Currently, AntiSpoof contains mappings between characters that may not make sense for all languages alike. For instance, there exists a mapping from ڠ to E. This makes sense in Latin-based languages like English or German, but in Persian or Arabic, a mapping from ڠ to غ makes much more sense.
As another example, a mapping from ڪ to ک (as proposed in T173697) makes sense in Persian, but the exact opposite makes more sense in Kurdish. Just because Kurdish Wikipedia is smaller, has fewer edits, and has a smaller community, does not mean we should only allow for one of these mappings to exist.
Therefore, the following changes should be done:
- AntiSpoof should have different mappings for different content languages
- AntiSpoof::normalizeString()should have a second parameter for a language code. If not provided, it should use the wiki's content language. The function should use the appropriate mapping based on this parameter.
Once implemented, Ideally the AbuseFilter function ccnorm() should also have a second optional parameter for a language code, such that if a particular wiki wants to check different normalizations of a piece of text, it can (e.g. English Wikipedia or Meta Wiki might want to check ccnorm(...) as well as ccnorm(..., 'zh') etc.
As for the implementation, in the first phase we can just move everything into a 'en' group, and later move/edit the mapping for other languages. I can contribute for Persian and Arabic myself.

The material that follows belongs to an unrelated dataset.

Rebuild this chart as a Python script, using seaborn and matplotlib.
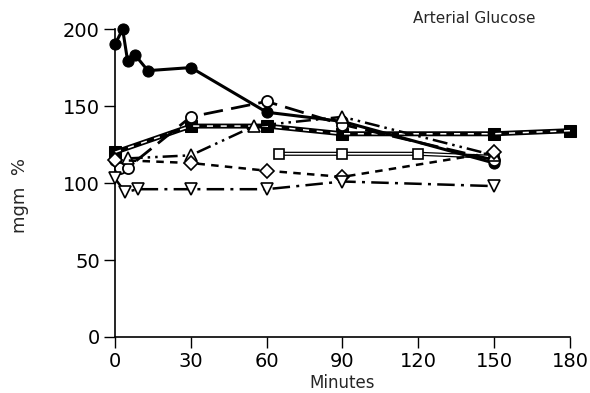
import matplotlib
matplotlib.use("Agg")
import matplotlib.pyplot as plt
import seaborn as sns

# Data
fc_x = [0, 3, 5, 8, 13, 30, 60, 90, 150]
fc_y = [190, 200, 179, 183, 173, 175, 146, 140, 113]

fs_x = [0, 30, 60, 90, 150, 180]
fs_y = [120, 137, 137, 132, 132, 134]

oc_x = [0, 2, 5, 30, 60, 90, 150]
oc_y = [115, 110, 110, 143, 153, 138, 115]

ot_x = [5, 30, 55, 90, 150]
ot_y = [116, 118, 137, 143, 118]

od_x = [0, 30, 60, 90, 150]
od_y = [115, 113, 108, 104, 120]

os_x = [65, 90, 120, 150]
os_y = [119, 119, 119, 117]

dt_x = [0, 4, 9, 30, 60, 90, 150]
dt_y = [103, 94, 96, 96, 96, 101, 98]

x_ticks = [0, 30, 60, 90, 120, 150, 180]
y_ticks = [0, 50, 100, 150, 200]
title = "Arterial Glucose"
xlabel = "Minutes"
ylabel = "mgm  %"

sns.set_style("ticks")
plt.rcParams['font.family'] = ['DejaVu Sans']

fig = plt.figure(figsize=(5.9, 3.93), dpi=100)
ax = fig.add_axes([0.195, 0.1425, 0.771, 0.7835])

common = dict(ax=ax, color="black", clip_on=False, legend=False)

# filled circles, solid
sns.lineplot(x=fc_x, y=fc_y, marker="o", markersize=8, linewidth=2.2,
             linestyle="-", markerfacecolor="black", markeredgecolor="black", zorder=5, **common)

# filled squares, thick double line with white dashes
sns.lineplot(x=fs_x, y=fs_y, marker="s", markersize=8, linewidth=3.6,
             linestyle="-", markerfacecolor="black", markeredgecolor="black", zorder=4, **common)
sns.lineplot(x=fs_x, y=fs_y, linewidth=1.1, linestyle=(0, (4, 5)),
             ax=ax, color="white", clip_on=False, legend=False, zorder=4.5)

# open circles, long dashes
sns.lineplot(x=oc_x, y=oc_y, marker="o", markersize=8, linewidth=2.0,
             linestyle=(0, (7, 3)), markerfacecolor="white", markeredgecolor="black",
             markeredgewidth=1.3, zorder=6, **common)

# open triangles, dash-dot-dot
sns.lineplot(x=ot_x, y=ot_y, marker="^", markersize=8, linewidth=1.8,
             linestyle=(0, (6, 2, 1, 2, 1, 2)), markerfacecolor="white", markeredgecolor="black",
             markeredgewidth=1.2, zorder=6, **common)

# diamonds, short dashes
sns.lineplot(x=od_x, y=od_y, marker="D", markersize=7, linewidth=1.8,
             linestyle=(0, (3, 2.5)), markerfacecolor="white", markeredgecolor="black",
             markeredgewidth=1.2, zorder=6, **common)

# open squares, thin double line
sns.lineplot(x=os_x, y=os_y, linewidth=3.0, linestyle="-", zorder=3, **common)
sns.lineplot(x=os_x, y=os_y, marker="s", markersize=7, linewidth=1.2, linestyle="-",
             ax=ax, color="white", clip_on=False, legend=False, markerfacecolor="white",
             markeredgecolor="black", markeredgewidth=1.2, zorder=3.5)

# down triangles, dash-dot
sns.lineplot(x=dt_x, y=dt_y, marker="v", markersize=8, linewidth=1.8,
             linestyle=(0, (7, 2.5, 1.2, 2.5)), markerfacecolor="white", markeredgecolor="black",
             markeredgewidth=1.2, zorder=6, **common)

ax.set_xlim(0, 180)
ax.set_ylim(0, 200)
ax.set_xticks(x_ticks)
ax.set_yticks(y_ticks)
ax.tick_params(axis="both", direction="out", length=8, width=1, labelsize=14, pad=3, colors="black")
sns.despine(ax=ax)
for s in ("left", "bottom"):
    ax.spines[s].set_linewidth(1.2)
    ax.spines[s].set_color("black")
ax.set_xlabel(xlabel, fontsize=12, labelpad=2)
ax.set_ylabel(ylabel, fontsize=13)
ax.yaxis.set_label_coords(-0.19, 0.46)
ax.text(142, 207, title, fontsize=11, ha="center", va="center")

fig.savefig("out.png", dpi=100)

Lastly, we need to decide whether the username blacklisting feature which works off of AntiSpoof's mapping should also use the content language or not. Considering that usernames are often in Latin characters (even in wikis with a non-Latin content language), it might make sense to do username filtering based on the 'en' mapping at all times (and maybe, *additionally* using the mapping for the content language as well).